We stayed in a pub in the village. The window of our room looked out over the wall and onto the gardens of the village Manor House.  I remember that they used to open the gardens every year for the village May Day celebrations and dancing around the Maypole. The back wall of the pub carpark overlooked the cemetery.  Every day I intended to take a walk through the cemetery to pay a visit to my mum’s grave.  The family have plans for a proper gravestone, but right now, which row she and my dad, David, are buried in – my sister knows, but I would only be guessing.  I didn’t visit the grave and it’s something I regret.  I didn’t have any flowers to leave so I just chose not to go.

Had I been Jewish I wouldn’t have needed flowers – just a small stone to place somewhere to show respect.  Better if the stone had come from my garden or was some coloured pebble to mark the person’s life.  Jews tend to be infrequent visitors to graveyards.  Bonding with life is more important than dwelling with the deceased.  Some days are just better suited to visiting graves than other days.

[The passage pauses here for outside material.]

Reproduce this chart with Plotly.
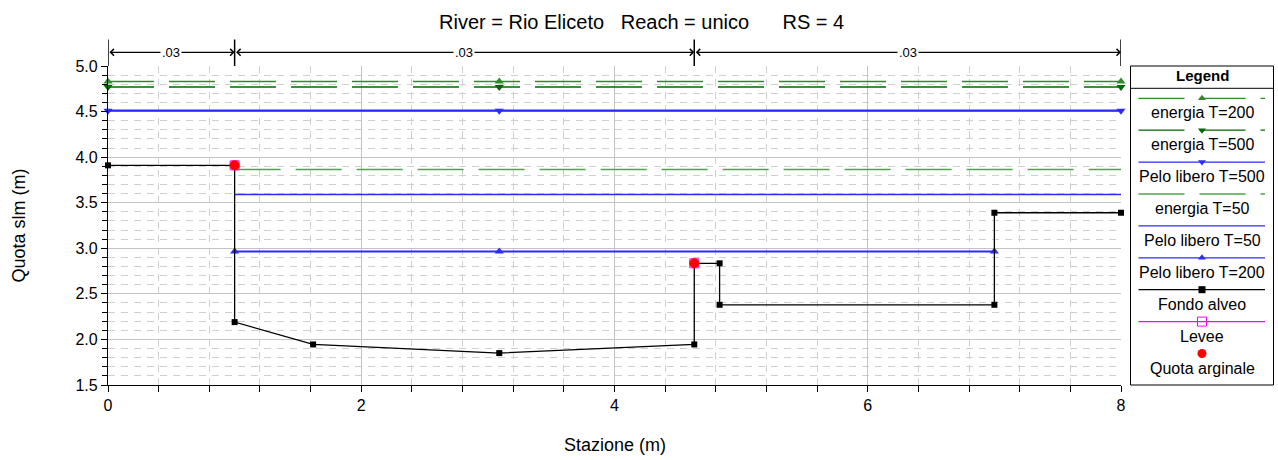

In the country of the Gerasenes there were no better suited days – no days at all for visiting graves. “The man lived in the tombs, and no one could bind him anymore, not even with a chain. He had often been chained hand and foot, but he tore the chains apart and broke the irons on his feet.  No one was strong enough to subdue him. Night and day among the tombs and in the hills he would cry out and cut himself with stones.” (Mark 5:3-5)

It appeared that the nearby villagers had simply surrendered the cemetery to him.  They had tried to restrain him but he broke free.  He lived in the tombs and they let him.  Perhaps the thinking was if they left him alone, he would leave them alone, so they gave him the cemetery and stopped visiting to place their stones on the graves.

Sometimes the path of least resistance comes when we surrender something.  “For the sake of peace” we tell ourselves.  Or we convince ourselves that what we surrendered is something we don’t really miss, or it’s not really that important.  We can live, we tell ourselves, without placing our stones on their graves.   And we do…

When Jesus casts out the demons and leaves the man sitting, dressed and in his right mind, He doesn’t just restore a man. He gives back to the community a man in his right mind and He gives them back their cemetery.  The place they had surrendered to a demon possessed man has been restored to them.

It’s not just people that Jesus restores but it is the places that these people inhabit that also get restored.

Sometimes we get used to living with areas of our lives surrendered, not to God, but to other things.  We adjust to accommodate things when we shouldn’t have to and we slap a “No Entry” sign on to a door.

Maybe it’s time to ask Jesus to restore those things and those places to us so that we may live life to the full.